§ Written task
Retype exactly what runs from the first line of the data to the line with "a_rollernet = [4, 10, 11, 11, 9, 8, 5]", keeping both of those lines and skipping pictures.

--------------------

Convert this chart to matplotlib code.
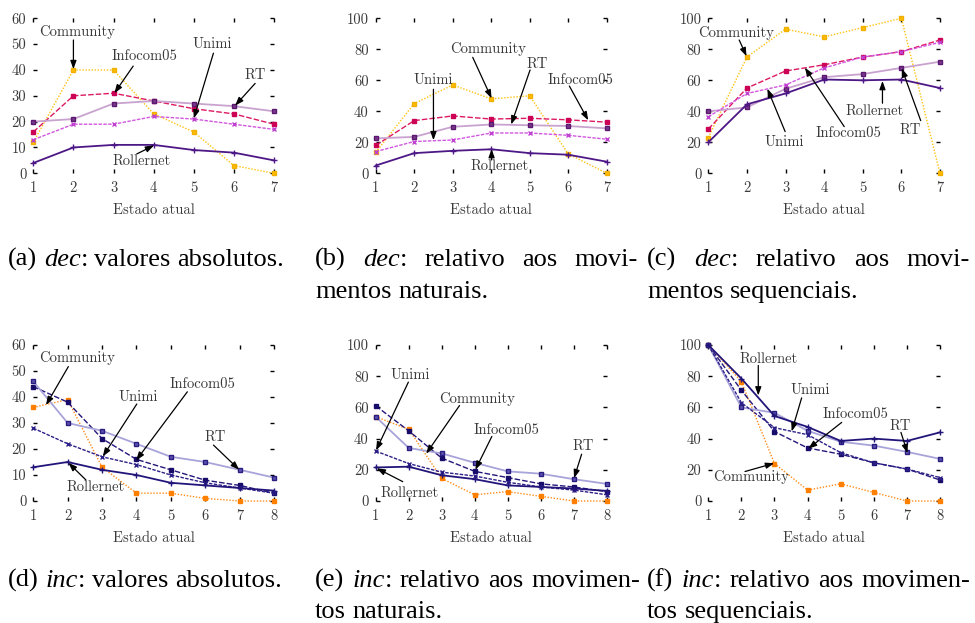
import matplotlib
matplotlib.use("Agg")
import matplotlib.pyplot as plt

# eixo x
estados_dec = [1, 2, 3, 4, 5, 6, 7]
estados_inc = [1, 2, 3, 4, 5, 6, 7, 8]
traces = ["Community", "Infocom05", "RT", "Unimi", "Rollernet"]

# (a) dec: valores absolutos
a_community = [12, 40, 40, 23, 16, 3, 0]
a_infocom05 = [16, 30, 31, 28, 25, 23, 19]
a_rt = [20, 21, 27, 28, 27, 26, 24]
a_unimi = [13, 19, 19, 22, 21, 19, 17]
a_rollernet = [4, 10, 11, 11, 9, 8, 5]

# (b) dec: relativo aos movimentos naturais
b_community = [13.5, 45, 57, 48, 50, 12.5, 0]
b_infocom05 = [18, 34, 37, 35, 35.5, 34.5, 33]
b_rt = [22.5, 23.5, 30, 31.5, 31, 30.5, 29]
b_unimi = [14, 20.5, 21.5, 26, 26, 24.5, 22]
b_rollernet = [5, 13, 14.5, 15.5, 13, 12, 7.5]

# (c) dec: relativo aos movimentos sequenciais
c_community = [23, 75, 93, 88, 94, 100, 0]
c_infocom05 = [28.5, 55, 66, 70, 75, 78.5, 86]
c_rt = [40, 42.5, 54.5, 62, 64, 68, 72]
c_unimi = [36.5, 51.5, 57, 68, 75, 78.5, 84.5]
c_rollernet = [20, 44.5, 51.5, 60.5, 60, 60.5, 55]

# (d) inc: valores absolutos
d_community = [36, 39, 13, 3, 3, 1, 0, 0]
d_infocom05 = [44, 38, 24, 16, 12, 8, 6, 3]
d_rt = [46, 30, 27, 22, 17, 15, 12, 9]
d_unimi = [28, 22, 17, 14, 10, 7, 5, 3]
d_rollernet = [13, 15, 12, 10, 7, 6, 5, 4]

# (e) inc: relativo aos movimentos naturais
e_community = [54, 46, 14.5, 4, 6, 3, 0, 0]
e_infocom05 = [61, 45, 27.5, 19, 15, 11, 9, 6]
e_rt = [54, 34, 30.5, 24.5, 19, 17.5, 14, 11]
e_unimi = [32, 24, 18.5, 16, 12, 9, 7, 4]
e_rollernet = [21.5, 22, 16.5, 14, 10, 9, 8, 6.5]

# (f) inc: relativo aos movimentos sequenciais
f_community = [100, 76.5, 24, 7, 11, 5.5, 0, 0]
f_infocom05 = [100, 71, 44.5, 34, 30, 24.5, 20.5, 13.5]
f_rt = [100, 60, 56.5, 45, 38, 35.5, 31.5, 27]
f_unimi = [100, 63, 47, 42.5, 31, 24.5, 20.5, 15]
f_rollernet = [100, 78.5, 54.5, 47.5, 38.5, 40, 38.5, 44]

W, H = 975, 623
TXT = "#3a3a3a"
CM = "cmr10"
CAP = "Liberation Serif"

# estilos (linha, marcador) por conjunto de dados
styles_dec = {
    "Community": dict(color="#ffc20e", ls=(0, (1, 1.2)), marker="s", ms=2.8, mfc="#ffbb00", mec="#f0b000"),
    "Infocom05": dict(color="#dc1a62", ls=(0, (4, 1.5)), marker="s", ms=3.0, mfc="#cc0055", mec="#cc0055"),
    "RT": dict(color="#c9a3cf", ls="-", marker="s", ms=3.4, mfc="#7a3a8a", mec="#5a1870", lw=1.3),
    "Unimi": dict(color="#d257e0", ls=(0, (2.5, 1)), marker="x", ms=3.2, mfc="#c040d0", mec="#c040d0"),
    "Rollernet": dict(color="#4d1786", ls="-", marker="+", ms=4, mfc="#4d1786", mec="#4d1786", lw=1.3),
}
styles_inc = {
    "Community": dict(color="#ff8c1a", ls=(0, (1, 1.2)), marker="s", ms=2.8, mfc="#ff8000", mec="#ff8000"),
    "Infocom05": dict(color="#24177a", ls=(0, (4, 1.5)), marker="s", ms=3.0, mfc="#170c6a", mec="#170c6a"),
    "RT": dict(color="#a8a4da", ls="-", marker="s", ms=3.4, mfc="#5a52b0", mec="#2a1d80", lw=1.3),
    "Unimi": dict(color="#2b1f88", ls=(0, (2.5, 1)), marker="x", ms=3.2, mfc="#2b1f88", mec="#2b1f88"),
    "Rollernet": dict(color="#21157a", ls="-", marker="+", ms=4, mfc="#21157a", mec="#21157a", lw=1.3),
}

# painel: (x, series, ymax, estilos, rotulos[(nome, texto_xy, cauda, ponta)])
panels = [
    (estados_dec, [a_community, a_infocom05, a_rt, a_unimi, a_rollernet], 60, styles_dec, [
        ("Community", (2.10, 54.8), (2.0, 51.6), (2.0, 40.3)),
        ("Infocom05", (3.78, 45.2), (3.49, 41.5), (3.02, 31.0)),
        ("Unimi", (5.47, 50.1), (5.49, 46.5), (5.0, 21.2)),
        ("RT", (6.53, 38.1), (6.53, 34.8), (6.03, 26.2)),
        ("Rollernet", (3.70, 4.8), (3.58, 7.5), (4.01, 10.8)),
    ]),
    (estados_dec, [b_community, b_infocom05, b_rt, b_unimi, b_rollernet], 100, styles_dec, [
        ("Community", (3.93, 80.0), (3.52, 74.8), (4.01, 48.3)),
        ("RT", (5.20, 70.3), (5.01, 66.7), (4.52, 31.5)),
        ("Infocom05", (6.33, 59.8), (6.03, 56.3), (6.52, 34.2)),
        ("Unimi", (2.50, 59.8), (2.50, 54.2), (2.50, 21.3)),
        ("Rollernet", (4.23, 4.9), (4.01, 8.6), (4.01, 15.7)),
    ]),
    (estados_dec, [c_community, c_infocom05, c_rt, c_unimi, c_rollernet], 100, styles_dec, [
        ("Community", (1.73, 90.3), (1.80, 86.0), (1.99, 75.5)),
        ("Unimi", (2.97, 20.4), (2.99, 26.9), (2.53, 54.6)),
        ("Infocom05", (4.63, 25.8), (4.52, 30.1), (3.50, 68.2)),
        ("Rollernet", (5.32, 40.4), (5.51, 45.2), (5.51, 59.6)),
        ("RT", (6.24, 28.0), (6.50, 34.0), (6.01, 67.7)),
    ]),
    (estados_inc, [d_community, d_infocom05, d_rt, d_unimi, d_rollernet], 60, styles_inc, [
        ("Community", (2.26, 54.9), (2.02, 51.7), (1.37, 36.9)),
        ("Unimi", (4.05, 40.1), (4.01, 37.3), (3.02, 17.1)),
        ("Infocom05", (5.93, 45.0), (5.48, 42.0), (3.99, 15.6)),
        ("RT", (6.28, 24.7), (6.24, 21.5), (6.99, 12.0)),
        ("Rollernet", (2.82, 5.3), (2.53, 8.1), (2.02, 14.7)),
    ]),
    (estados_inc, [e_community, e_infocom05, e_rt, e_unimi, e_rollernet], 100, styles_inc, [
        ("Unimi", (2.06, 80.7), (1.99, 76.2), (1.01, 32.4)),
        ("Community", (4.08, 65.5), (3.54, 61.2), (2.53, 30.3)),
        ("Infocom05", (4.97, 45.7), (4.52, 41.4), (4.02, 20.0)),
        ("RT", (7.29, 35.4), (7.24, 30.0), (7.01, 14.6)),
        ("Rollernet", (2.04, 4.9), (1.82, 12.4), (1.03, 21.0)),
    ]),
    (estados_inc, [f_community, f_infocom05, f_rt, f_unimi, f_rollernet], 100, styles_inc, [
        ("Rollernet", (2.83, 90.8), (2.51, 86.9), (2.51, 67.6)),
        ("Unimi", (4.07, 71.0), (3.82, 66.1), (3.52, 44.6)),
        ("Infocom05", (5.45, 55.4), (5.03, 50.4), (4.02, 33.5)),
        ("RT", (6.79, 47.9), (6.82, 44.0), (7.02, 30.7)),
        ("Community", (2.29, 15.7), (2.11, 18.9), (2.99, 24.2)),
    ]),
]

# caixas dos eixos em pixels: (esquerda, direita, topo, base)
cols = [(33.3, 274.0), (375.7, 606.7), (708.3, 940.0)]
rows = [(18.3, 173.3), (345.0, 501.0)]

# legendas: linhas -> palavras -> trechos (texto, italico)
captions = [
    (8, 300, [266], False, [[[("(a)", 0)], [("dec", 1), (":", 0)], [("valores", 0)], [("absolutos.", 0)]]]),
    (315, 638, [266, 298], True, [
        [[("(b)", 0)], [("dec", 1), (":", 0)], [("relativo", 0)], [("aos", 0)], [("movi-", 0)]],
        [[("mentos", 0)], [("naturais.", 0)]]]),
    (647, 970, [266, 298], True, [
        [[("(c)", 0)], [("dec", 1), (":", 0)], [("relativo", 0)], [("aos", 0)], [("movi-", 0)]],
        [[("mentos", 0)], [("sequenciais.", 0)]]]),
    (8, 300, [587], False, [[[("(d)", 0)], [("inc", 1), (":", 0)], [("valores", 0)], [("absolutos.", 0)]]]),
    (315, 640, [587, 618], True, [
        [[("(e)", 0)], [("inc", 1), (":", 0)], [("relativo", 0)], [("aos", 0)], [("movimen-", 0)]],
        [[("tos", 0)], [("naturais.", 0)]]]),
    (647, 970, [587, 618], True, [
        [[("(f)", 0)], [("inc", 1), (":", 0)], [("relativo", 0)], [("aos", 0)], [("movimen-", 0)]],
        [[("tos", 0)], [("sequenciais.", 0)]]]),
]

fig = plt.figure(figsize=(W / 100, H / 100), dpi=100)

for i, (xs, ys_list, ymax, sty, notes) in enumerate(panels):
    (l, r), (t, b) = cols[i % 3], rows[i // 3]
    ax = fig.add_axes([l / W, 1 - b / H, (r - l) / W, (b - t) / H])
    for name, ys in zip(traces, ys_list):
        s = dict(sty[name])
        lw = s.pop("lw", 1.0)
        ax.plot(xs, ys, lw=lw, mew=1.0, clip_on=False, zorder=3, **s)
    ax.set_xlim(xs[0], xs[-1])
    ax.set_ylim(0, ymax)
    ax.set_xticks(xs)
    ax.set_yticks(range(0, ymax + 1, 10 if ymax == 60 else 20))
    for sp in ax.spines.values():
        sp.set_visible(False)
    ax.tick_params(direction="in", length=3, width=1, top=True, right=True,
                   labelcolor=TXT, labelsize=10.5)
    ax.tick_params(axis="x", pad=6)
    ax.tick_params(axis="y", pad=5)
    for lab in ax.get_xticklabels() + ax.get_yticklabels():
        lab.set_fontfamily(CM)
    ax.set_xlabel("Estado atual", fontfamily=CM, fontsize=10.5, color=TXT, labelpad=6)
    for name, txy, tail, head in notes:
        ax.text(txy[0], txy[1], name, ha="center", va="center", fontfamily=CM,
                fontsize=10.5, color=TXT, zorder=5)
        ax.annotate("", xy=head, xytext=tail, zorder=6,
                    arrowprops=dict(arrowstyle="-|>,head_length=0.5,head_width=0.18",
                                    color="black", lw=0.9, mutation_scale=10,
                                    shrinkA=0, shrinkB=0))

# legendas com justificacao manual
renderer = fig.canvas.get_renderer()
CAPSIZE = 19


def run_width(txt, ital):
    t = fig.text(0, 0, txt, fontfamily=CAP, fontsize=CAPSIZE,
                 fontstyle="italic" if ital else "normal")
    w = t.get_window_extent(renderer).width
    t.remove()
    return w


space = run_width("x x", 0) - run_width("xx", 0)

for x0, x1, baselines, justify, lines in captions:
    for k, (line, yb) in enumerate(zip(lines, baselines)):
        widths = [[run_width(txt, it) for txt, it in word] for word in line]
        total = sum(sum(w) for w in widths)
        last = k == len(lines) - 1
        if justify and not last and len(line) > 1:
            gap = (x1 - x0 - total) / (len(line) - 1)
        else:
            gap = space
        x = x0
        for word, ws in zip(line, widths):
            for (txt, it), w in zip(word, ws):
                fig.text(x / W, 1 - yb / H, txt, fontfamily=CAP, fontsize=CAPSIZE,
                         fontstyle="italic" if it else "normal", ha="left", va="baseline")
                x += w
            x += gap

fig.savefig("out.png", dpi=100)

--------------------

§ Exercise solution
Convert this chart to matplotlib code.
import matplotlib
matplotlib.use("Agg")
import matplotlib.pyplot as plt

# eixo x
estados_dec = [1, 2, 3, 4, 5, 6, 7]
estados_inc = [1, 2, 3, 4, 5, 6, 7, 8]
traces = ["Community", "Infocom05", "RT", "Unimi", "Rollernet"]

# (a) dec: valores absolutos
a_community = [12, 40, 40, 23, 16, 3, 0]
a_infocom05 = [16, 30, 31, 28, 25, 23, 19]
a_rt = [20, 21, 27, 28, 27, 26, 24]
a_unimi = [13, 19, 19, 22, 21, 19, 17]
a_rollernet = [4, 10, 11, 11, 9, 8, 5]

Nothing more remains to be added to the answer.